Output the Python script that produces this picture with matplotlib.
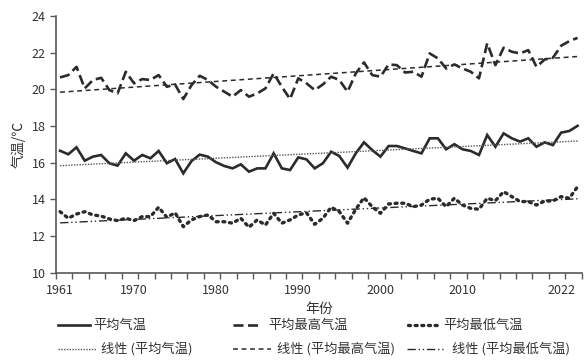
import numpy as np
import matplotlib
matplotlib.use("Agg")
import matplotlib.pyplot as plt
from matplotlib.lines import Line2D

plt.rcParams['font.family'] = ['Noto Sans CJK SC', 'DejaVu Sans']

years = list(range(1961, 2025))

mean_temp = [16.64, 16.45, 16.83, 16.10, 16.32, 16.41, 15.96, 15.83, 16.50, 16.10,
             16.41, 16.23, 16.63, 15.96, 16.19, 15.41, 16.08, 16.43, 16.32, 16.01,
             15.81, 15.68, 15.90, 15.50, 15.68, 15.68, 16.50, 15.68, 15.59, 16.28,
             16.17, 15.68, 15.96, 16.59, 16.35, 15.72, 16.50, 17.10, 16.68, 16.32,
             16.90, 16.90, 16.77, 16.63, 16.50, 17.32, 17.32, 16.72, 17.00, 16.72,
             16.63, 16.41, 17.50, 16.86, 17.59, 17.32, 17.14, 17.32, 16.86, 17.10,
             16.95, 17.63, 17.72, 18.00]

max_temp = [20.64, 20.77, 21.22, 20.04, 20.50, 20.62, 19.95, 19.77, 20.95, 20.32,
            20.55, 20.50, 20.77, 20.13, 20.26, 19.46, 20.22, 20.73, 20.50, 20.13,
            19.86, 19.59, 19.95, 19.59, 19.77, 20.04, 20.86, 20.13, 19.46, 20.59,
            20.32, 19.95, 20.26, 20.68, 20.50, 19.86, 20.86, 21.46, 20.77, 20.68,
            21.35, 21.31, 20.91, 20.95, 20.68, 21.95, 21.68, 21.13, 21.35, 21.13,
            20.95, 20.59, 22.50, 21.31, 22.26, 22.04, 21.95, 22.13, 21.22, 21.62,
            21.71, 22.37, 22.62, 22.80]

min_temp = [13.32, 12.96, 13.19, 13.32, 13.14, 13.08, 12.92, 12.83, 12.96, 12.83,
            13.05, 13.05, 13.56, 13.01, 13.26, 12.50, 12.87, 13.05, 13.14, 12.77,
            12.77, 12.69, 12.96, 12.47, 12.87, 12.59, 13.23, 12.69, 12.87, 13.14,
            13.26, 12.63, 12.96, 13.56, 13.32, 12.69, 13.45, 14.08, 13.59, 13.23,
            13.74, 13.78, 13.78, 13.59, 13.68, 14.00, 14.05, 13.59, 14.05, 13.68,
            13.50, 13.45, 14.05, 13.92, 14.41, 14.14, 13.87, 13.87, 13.68, 13.90,
            13.90, 14.14, 14.05, 14.68]

tick_years = [1961, 1970, 1980, 1990, 2000, 2010, 2022]
y_ticks = [10, 12, 14, 16, 18, 20, 22, 24]

labels = ['平均气温', '平均最高气温', '平均最低气温',
          '线性 (平均气温)', '线性 (平均最高气温)', '线性 (平均最低气温)']

c = '#2b2b2b'
x = np.array(years, dtype=float)
W, H = 588, 360

fig = plt.figure(figsize=(5.88, 3.6), dpi=100)
ax = fig.add_axes([0.0952, 0.243, 0.894, 0.713])

def trend(vals):
    p = np.polyfit(x, np.array(vals), 1)
    return np.polyval(p, x)

styles = {
    'mean': dict(color=c, lw=1.9, solid_joinstyle='miter'),
    'max': dict(color=c, lw=1.9, dashes=(3.8, 1.7)),
    'min': dict(color=c, lw=2.4, dashes=(0.6, 1.4), dash_capstyle='round'),
    'tmean': dict(color='#555555', lw=1.0, dashes=(1, 1)),
    'tmax': dict(color=c, lw=1.1, dashes=(3.2, 2.4)),
    'tmin': dict(color=c, lw=1.0, dashes=(6, 2, 1, 2, 1, 2)),
}

ax.plot(x, mean_temp, **styles['mean'])
ax.plot(x, max_temp, **styles['max'])
ax.plot(x, min_temp, **styles['min'])
ax.plot(x, trend(mean_temp), **styles['tmean'])
ax.plot(x, trend(max_temp), **styles['tmax'])
ax.plot(x, trend(min_temp), **styles['tmin'])

ax.set_xlim(1960.5, 2024.5)
ax.set_ylim(10, 24)
ax.set_yticks(y_ticks)
ax.set_xticks(tick_years)
ax.set_xticks(np.arange(1960.5, 2025, 2), minor=True)
ax.tick_params(axis='x', which='major', length=0, pad=8, labelsize=9, labelcolor='#333333')
ax.tick_params(axis='x', which='minor', length=4, width=1, color='#595959', direction='out')
ax.tick_params(axis='y', which='major', length=4, width=1, color='#595959', direction='out',
               labelsize=9, labelcolor='#333333')
for s in ['top', 'right']:
    ax.spines[s].set_visible(False)
for s in ['left', 'bottom']:
    ax.spines[s].set_color('#595959')
    ax.spines[s].set_linewidth(1.2)

ax.set_xlabel('年份', fontsize=10, color='#333333', labelpad=4)
ax.set_ylabel('气温/℃', fontsize=10, color='#333333', labelpad=4)

# legend drawn manually: (key, handle x0, handle x1, text x, row y) in pixels
entries = [
    ('mean', 58, 90, 93, 325, labels[0]),
    ('max', 233, 258, 268, 325, labels[1]),
    ('min', 408, 438, 443, 325, labels[2]),
    ('tmean', 58, 96, 101, 349, labels[3]),
    ('tmax', 233, 271, 277, 349, labels[4]),
    ('tmin', 407, 443, 452, 349, labels[5]),
]
for key, x0, x1, tx, yy, lab in entries:
    fy = 1 - yy / H
    ln = Line2D([x0 / W, x1 / W], [fy, fy], transform=fig.transFigure, **styles[key])
    fig.add_artist(ln)
    fig.text(tx / W, fy, lab, fontsize=9.5, color='#333333', va='center', ha='left')

fig.savefig('out.png', dpi=100)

Exercise directions
Take every line from the data above that holds "matplotlib" and copy it out.

Solution to the exercise
Output the Python script that produces this picture with matplotlib.
import matplotlib
matplotlib.use("Agg")
import matplotlib.pyplot as plt
from matplotlib.lines import Line2D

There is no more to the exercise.